A mon niveau, je peux pallier cela, grâce à mon expérience, grâce à mes contacts et donc oui, j’ai voulu créer une réflexion autour de ça, une réflexion commune. Les journées de réflexions ont réuni une cinquantaine de personnes sur la manière de faire pour trouver des solutions pour sortir de cette espèce de léthargie du cinéma béninois. Donc la formation vient pour répondre au problème de qualité des formations.
Avec cette formation, on ne peut pas répondre à tout, tout d’un coup, parce que le chantier est vaste et qu’il y a beaucoup beaucoup de choses à faire. Mais une pierre après l’autre, on peut peut-être prétendre avoir des productions de qualité qui dépassent les frontières du Bénin et qui soient compétitives.
C – Et comment vous avez trouvé ces participants ?
T – Alors ça a été un appel à candidatures lancé en septembre pour les trois modules. Nous avons reçu une cinquantaine de candidatures et on en a sélectionné le nombre final que je vous ai dit, à savoir 23.
C – C’était passé sur des réseaux professionnels ?
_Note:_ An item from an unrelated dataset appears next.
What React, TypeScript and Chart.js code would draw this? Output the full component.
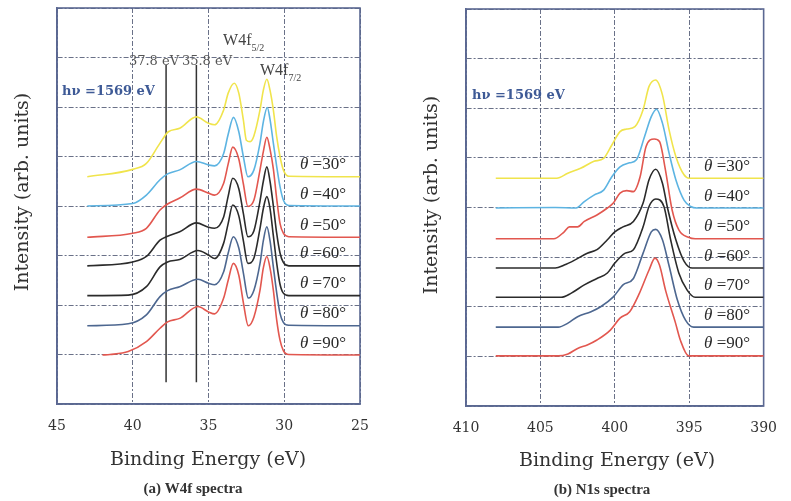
import React, { useEffect, useRef } from "react";
import { Chart, registerables } from "chart.js";

Chart.register(...registerables);

type P = [number, number];

// ---------- W4f spectra (binding energy eV, offset intensity) ----------
const w4fTicks = [45, 40, 35, 30, 25];
const w4f30: P[] = [[43, 4.59], [40, 4.74], [39.1, 4.86], [38.2, 5.27], [37.65, 5.5], [36.9, 5.57], [35.8, 5.8], [35, 5.67], [34.6, 5.64], [34, 5.94], [33.7, 6.28], [33.3, 6.48], [33, 6.28], [32.7, 5.74], [32.5, 5.33], [32.25, 5.3], [32, 5.42], [31.6, 5.94], [31.38, 6.34], [31.15, 6.56], [30.94, 6.34], [30.72, 5.94], [30.5, 5.4], [30.28, 5.0], [30.06, 4.73], [29.7, 4.6], [25, 4.59]];
const w4f40: P[] = [[43, 4.0], [40, 4.05], [39.1, 4.22], [38.2, 4.53], [37.7, 4.65], [36.9, 4.73], [35.8, 4.9], [35, 4.83], [34.6, 4.81], [34, 5.06], [33.7, 5.45], [33.35, 5.79], [33, 5.5], [32.7, 5.0], [32.4, 4.59], [32, 4.73], [31.6, 5.27], [31.38, 5.7], [31.12, 5.99], [30.94, 5.75], [30.72, 5.27], [30.5, 4.8], [30.28, 4.39], [30.06, 4.12], [29.7, 4.01], [25, 4.0]];
const w4f50: P[] = [[43, 3.37], [40, 3.45], [39.1, 3.55], [38.2, 3.92], [37.7, 4.04], [36.9, 4.16], [35.8, 4.34], [35, 4.26], [34.6, 4.22], [34, 4.46], [33.7, 4.85], [33.4, 5.19], [33, 4.95], [32.7, 4.45], [32.4, 3.99], [32, 4.12], [31.6, 4.73], [31.38, 5.1], [31.15, 5.39], [30.94, 5.15], [30.72, 4.75], [30.5, 4.15], [30.28, 3.65], [30.06, 3.45], [29.7, 3.38], [25, 3.37]];
const w4f60: P[] = [[43, 2.79], [40, 2.87], [39.1, 2.98], [38.2, 3.31], [37.7, 3.39], [36.9, 3.48], [35.8, 3.66], [35, 3.57], [34.6, 3.55], [34, 3.78], [33.7, 4.2], [33.4, 4.56], [33, 4.35], [32.7, 3.85], [32.4, 3.38], [32, 3.5], [31.6, 4.1], [31.38, 4.5], [31.15, 4.79], [30.94, 4.5], [30.72, 4.0], [30.5, 3.45], [30.28, 3.05], [30.06, 2.86], [29.7, 2.79], [25, 2.79]];
const w4f70: P[] = [[43, 2.19], [40.3, 2.2], [39.1, 2.37], [38.2, 2.77], [37.7, 2.87], [36.9, 2.92], [35.7, 3.1], [35, 3.01], [34.6, 2.94], [34, 3.25], [33.7, 3.65], [33.4, 4.02], [33, 3.8], [32.7, 3.3], [32.4, 2.84], [32, 2.95], [31.6, 3.55], [31.38, 3.95], [31.15, 4.19], [30.94, 3.95], [30.72, 3.4], [30.5, 2.85], [30.28, 2.42], [30.06, 2.24], [29.7, 2.19], [25, 2.19]];
const w4f80: P[] = [[43, 1.58], [40.3, 1.62], [39.1, 1.8], [38.2, 2.17], [37.7, 2.29], [36.9, 2.37], [35.7, 2.52], [35, 2.44], [34.6, 2.41], [34, 2.67], [33.7, 3.05], [33.36, 3.38], [33, 3.15], [32.7, 2.65], [32.37, 2.14], [32, 2.3], [31.6, 2.84], [31.38, 3.3], [31.15, 3.58], [30.94, 3.3], [30.72, 2.77], [30.5, 2.25], [30.28, 1.83], [30.06, 1.65], [29.7, 1.59], [25, 1.58]];
const w4f90: P[] = [[42, 0.99], [41.5, 1.0], [40.3, 1.06], [39.1, 1.26], [38.2, 1.53], [37.7, 1.66], [36.9, 1.73], [35.7, 1.97], [35, 1.86], [34.6, 1.82], [34, 2.14], [33.7, 2.5], [33.36, 2.84], [33, 2.6], [32.7, 2.05], [32.37, 1.58], [32, 1.76], [31.6, 2.3], [31.38, 2.75], [31.15, 2.98], [30.94, 2.75], [30.72, 2.3], [30.5, 1.7], [30.28, 1.29], [30.06, 1.08], [29.7, 1.0], [25, 0.99]];
const w4fMarkers = [37.8, 35.8];
const w4fMarkerRange = [0.44, 6.85];

// ---------- N1s spectra ----------
const n1sTicks = [410, 405, 400, 395, 390];
const n1s30: P[] = [[408, 4.59], [403.9, 4.59], [403.16, 4.69], [402.3, 4.79], [401.4, 4.93], [400.75, 4.99], [400.2, 5.26], [399.65, 5.53], [399.2, 5.58], [398.65, 5.63], [398.1, 5.97], [397.7, 6.44], [397.25, 6.57], [396.8, 6.27], [396.35, 5.56], [395.9, 5.03], [395.35, 4.66], [395.0, 4.59], [390, 4.59]];
const n1s40: P[] = [[408, 3.99], [404.0, 4.0], [402.6, 3.99], [402.05, 4.12], [401.4, 4.25], [400.75, 4.35], [400.2, 4.62], [399.65, 4.82], [399.0, 4.9], [398.55, 4.96], [398.0, 5.43], [397.55, 5.83], [397.2, 5.98], [396.8, 5.7], [396.35, 5.09], [395.9, 4.56], [395.35, 4.15], [394.9, 4.02], [394.5, 3.99], [390, 3.99]];
const n1s50: P[] = [[408, 3.37], [404.1, 3.37], [403.4, 3.51], [403.05, 3.61], [402.5, 3.61], [402.05, 3.72], [401.2, 3.85], [400.5, 3.99], [400.1, 4.09], [399.65, 4.29], [399.2, 4.34], [398.75, 4.32], [398.3, 4.62], [397.9, 5.23], [397.35, 5.38], [397.0, 5.33], [396.6, 4.76], [396.15, 3.95], [395.7, 3.55], [395.05, 3.4], [394.6, 3.37], [390, 3.37]];
const n1s60: P[] = [[408, 2.78], [404.0, 2.78], [403.4, 2.84], [402.7, 2.94], [401.85, 3.08], [401.2, 3.15], [400.5, 3.35], [400.0, 3.51], [399.45, 3.61], [398.75, 3.72], [398.1, 4.09], [397.7, 4.56], [397.25, 4.77], [396.8, 4.49], [396.45, 3.98], [395.9, 3.35], [395.35, 2.92], [394.8, 2.78], [390, 2.78]];
const n1s70: P[] = [[408, 2.19], [403.6, 2.19], [402.95, 2.27], [402.05, 2.44], [401.2, 2.57], [400.5, 2.68], [400.0, 2.88], [399.3, 3.08], [398.75, 3.15], [398.1, 3.61], [397.7, 4.02], [397.25, 4.17], [396.7, 4.02], [396.25, 3.35], [395.7, 2.68], [395.15, 2.34], [394.6, 2.19], [390, 2.19]];
const n1s80: P[] = [[408, 1.59], [403.8, 1.59], [403.15, 1.67], [402.5, 1.8], [401.6, 1.9], [400.95, 2.0], [400.1, 2.2], [399.45, 2.44], [398.75, 2.57], [398.1, 3.08], [397.55, 3.51], [397.25, 3.56], [396.8, 3.35], [396.35, 2.82], [395.8, 2.14], [395.25, 1.73], [394.7, 1.59], [390, 1.59]];
const n1s90: P[] = [[408, 1.01], [403.8, 1.01], [403.15, 1.05], [402.5, 1.16], [401.85, 1.23], [401.2, 1.33], [400.3, 1.53], [399.65, 1.77], [399.0, 1.9], [398.35, 2.27], [397.7, 2.74], [397.3, 2.98], [397.0, 2.84], [396.58, 2.32], [395.92, 1.67], [395.6, 1.33], [395.04, 1.01], [390, 1.01]];

// ---------- shared ----------
const angles = ["30", "40", "50", "60", "70", "80", "90"];
const w4fBaselines = [4.59, 4.0, 3.37, 2.79, 2.19, 1.58, 0.99];
const n1sBaselines = [4.59, 3.99, 3.37, 2.78, 2.19, 1.59, 1.01];
const seriesColors = ["#f0e44c", "#5db4e2", "#e2574f", "#2b2b2b", "#2b2b2b", "#4d6790", "#e2574f"];

const FRAME = "#5b6892";
const GRID = "rgba(80,88,115,0.85)";
const SERIF = '"DejaVu Serif", serif';
const TIMES = '"Liberation Serif", serif';
const HNU = "#3e5a96";

type Part = { text: string; font: string; color: string; dy?: number };
type Item = {
  parts: Part[];
  x?: number; y?: number; // data coords
  px?: number; py?: number; // pixel coords
  align?: "left" | "center";
  rotate?: boolean;
};

function makePlugin(items: Item[]) {
  return {
    id: "annot",
    beforeDatasetsDraw(chart: any) {
      const { ctx, chartArea: a } = chart;
      ctx.save();
      ctx.strokeStyle = FRAME;
      ctx.lineWidth = 1.6;
      ctx.setLineDash([]);
      ctx.strokeRect(a.left, a.top, a.right - a.left, a.bottom - a.top);
      ctx.restore();
    },
    afterDraw(chart: any) {
      const ctx = chart.ctx as CanvasRenderingContext2D;
      const xs = chart.scales.x;
      const ys = chart.scales.y;
      for (const it of items) {
        const px = it.px !== undefined ? it.px : xs.getPixelForValue(it.x);
        const py = it.py !== undefined ? it.py : ys.getPixelForValue(it.y);
        ctx.save();
        ctx.textBaseline = it.align === "center" ? "middle" : "alphabetic";
        ctx.textAlign = "left";
        let total = 0;
        for (const p of it.parts) {
          ctx.font = p.font;
          total += ctx.measureText(p.text).width;
        }
        ctx.translate(px, py);
        if (it.rotate) ctx.rotate(-Math.PI / 2);
        let cx = it.align === "center" ? -total / 2 : 0;
        for (const p of it.parts) {
          ctx.font = p.font;
          ctx.fillStyle = p.color;
          ctx.fillText(p.text, cx, p.dy || 0);
          cx += ctx.measureText(p.text).width;
        }
        ctx.restore();
      }
    },
  };
}

function thetaItems(baselines: number[], x: number): Item[] {
  return angles.map((a, i) => ({
    x,
    y: baselines[i] + 0.15,
    parts: [
      { text: "\u03b8", font: `italic 17px ${TIMES}`, color: "#2a2a2a" },
      { text: ` =${a}\u00b0`, font: `17px ${TIMES}`, color: "#2a2a2a" },
    ],
  }));
}

type PanelProps = {
  left: number;
  width: number;
  height: number;
  area: { left: number; right: number; top: number; bottom: number };
  series: P[][];
  ticks: number[];
  xMin: number;
  xMax: number;
  items: Item[];
  markers?: number[];
  markerRange?: number[];
};

function Panel(props: PanelProps) {
  const ref = useRef<HTMLCanvasElement | null>(null);
  useEffect(() => {
    const { width, height, area, series, ticks, xMin, xMax, items, markers, markerRange } = props;
    const datasets: any[] = series.map((pts, i) => ({
      data: pts.map(([x, y]) => ({ x, y })),
      borderColor: seriesColors[i],
      borderWidth: 1.6,
      pointRadius: 0,
      fill: false,
      cubicInterpolationMode: "monotone",
    }));
    if (markers && markerRange) {
      markers.forEach((m) => {
        datasets.push({
          data: [{ x: m, y: markerRange[0] }, { x: m, y: markerRange[1] }],
          borderColor: "#333333",
          borderWidth: 1.5,
          pointRadius: 0,
          fill: false,
        });
      });
    }
    const chart = new Chart(ref.current as HTMLCanvasElement, {
      type: "line",
      data: { datasets },
      options: {
        responsive: false,
        animation: false,
        devicePixelRatio: 1,
        parsing: false as any,
        layout: { padding: { left: 0, top: area.top, right: width - area.right, bottom: 0 } },
        plugins: { legend: { display: false }, tooltip: { enabled: false } },
        scales: {
          x: {
            type: "linear",
            reverse: true,
            min: xMin,
            max: xMax,
            afterBuildTicks: (s: any) => {
              s.ticks = ticks.map((v) => ({ value: v }));
            },
            ticks: { font: { family: SERIF, size: 14 }, color: "#333", padding: 14, maxRotation: 0 },
            grid: { color: GRID, lineWidth: 1, drawTicks: false },
            border: { display: true, color: FRAME, width: 1.6, dash: [5, 2, 2, 2] },
            afterFit: (s: any) => {
              s.height = height - area.bottom;
            },
          } as any,
          y: {
            type: "linear",
            min: 0,
            max: 8,
            ticks: { display: false, stepSize: 1 },
            grid: { color: GRID, lineWidth: 1, drawTicks: false },
            border: { display: true, color: FRAME, width: 1.6, dash: [5, 2, 2, 2] },
            afterFit: (s: any) => {
              s.width = area.left;
            },
          } as any,
        },
      },
      plugins: [makePlugin(items)],
    });
    return () => chart.destroy();
  }, []);
  return (
    <canvas
      ref={ref}
      width={props.width}
      height={props.height}
      style={{ position: "absolute", left: props.left, top: 0, width: props.width, height: props.height }}
    />
  );
}

const titleFont = `19px ${SERIF}`;
const captionFont = `bold 15px ${TIMES}`;

const leftItems: Item[] = [
  { px: 23, py: 192, align: "center", rotate: true, parts: [{ text: "Intensity (arb. units)", font: titleFont, color: "#333" }] },
  { px: 208, py: 460, align: "center", parts: [{ text: "Binding Energy (eV)", font: titleFont, color: "#333" }] },
  { px: 193, py: 489, align: "center", parts: [{ text: "(a) W4f spectra", font: captionFont, color: "#333" }] },
  { x: 44.67, y: 6.24, parts: [{ text: "h\u03bd =1569 eV", font: `bold 13px ${SERIF}`, color: HNU }] },
  { x: 38.6, y: 6.91, align: "center", parts: [{ text: "37.8 eV", font: `13px ${SERIF}`, color: "#555" }] },
  { x: 35.1, y: 6.91, align: "center", parts: [{ text: "35.8 eV", font: `13px ${SERIF}`, color: "#555" }] },
  {
    x: 34.04, y: 7.25,
    parts: [
      { text: "W4f", font: `16px ${TIMES}`, color: "#444" },
      { text: "5/2", font: `10px ${TIMES}`, color: "#444", dy: 6 },
    ],
  },
  {
    x: 31.6, y: 6.65,
    parts: [
      { text: "W4f", font: `16px ${TIMES}`, color: "#444" },
      { text: "7/2", font: `10px ${TIMES}`, color: "#444", dy: 6 },
    ],
  },
  ...thetaItems(w4fBaselines, 28.96),
];

const rightItems: Item[] = [
  { px: 32, py: 195, align: "center", rotate: true, parts: [{ text: "Intensity (arb. units)", font: titleFont, color: "#333" }] },
  { px: 217, py: 461, align: "center", parts: [{ text: "Binding Energy (eV)", font: titleFont, color: "#333" }] },
  { px: 202, py: 490, align: "center", parts: [{ text: "(b) N1s spectra", font: captionFont, color: "#333" }] },
  { x: 409.6, y: 6.19, parts: [{ text: "h\u03bd =1569 eV", font: `bold 13px ${SERIF}`, color: HNU }] },
  ...thetaItems(n1sBaselines, 394.0),
];

export default function App() {
  return (
    <div style={{ position: "absolute", left: 0, top: 0, width: 791, height: 501, background: "#fff" }}>
      <Panel
        left={0}
        width={400}
        height={501}
        area={{ left: 57, right: 360, top: 8, bottom: 404 }}
        series={[w4f30, w4f40, w4f50, w4f60, w4f70, w4f80, w4f90]}
        ticks={w4fTicks}
        xMin={25}
        xMax={45}
        items={leftItems}
        markers={w4fMarkers}
        markerRange={w4fMarkerRange}
      />
      <Panel
        left={400}
        width={391}
        height={501}
        area={{ left: 66, right: 370, top: 9, bottom: 406 }}
        series={[n1s30, n1s40, n1s50, n1s60, n1s70, n1s80, n1s90]}
        ticks={n1sTicks}
        xMin={390}
        xMax={410}
        items={rightItems}
      />
    </div>
  );
}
T – Nous sommes soutenus, alors ça faut le citer, par Canal+ Bénin et Canal university qui encouragent la formation professionnalisante, et l’Institut français qui est à nos côtés aussi. C’est passé sur leurs réseaux, sur la page Facebook de Wani-Ayo, et deux-trois autres réseaux. Sans le vouloir, c’était intimiste sans être intimiste donc nos partenaires l’ont diffusé.
C – Un dernier mot ?
T – Je trouve votre démarche intéressante. Il est important de s’attarder sur la participation des femmes dans tous les secteurs d’activité et l’audiovisuel. Je dis ça peut-être parce que je suis de ce milieu-là, mais c’est le secteur qui peut permettre aux femmes d’être plus visibles. L’audiovisuel peut aller chercher ces femmes-là, cette minorité invisible, les rendre visibles et c’est bien de pouvoir mener ce genre d’actions. C’est encourageant pour les générations à venir, qui veulent ressembler à ça, avoir des modèles, des références, avoir des repères.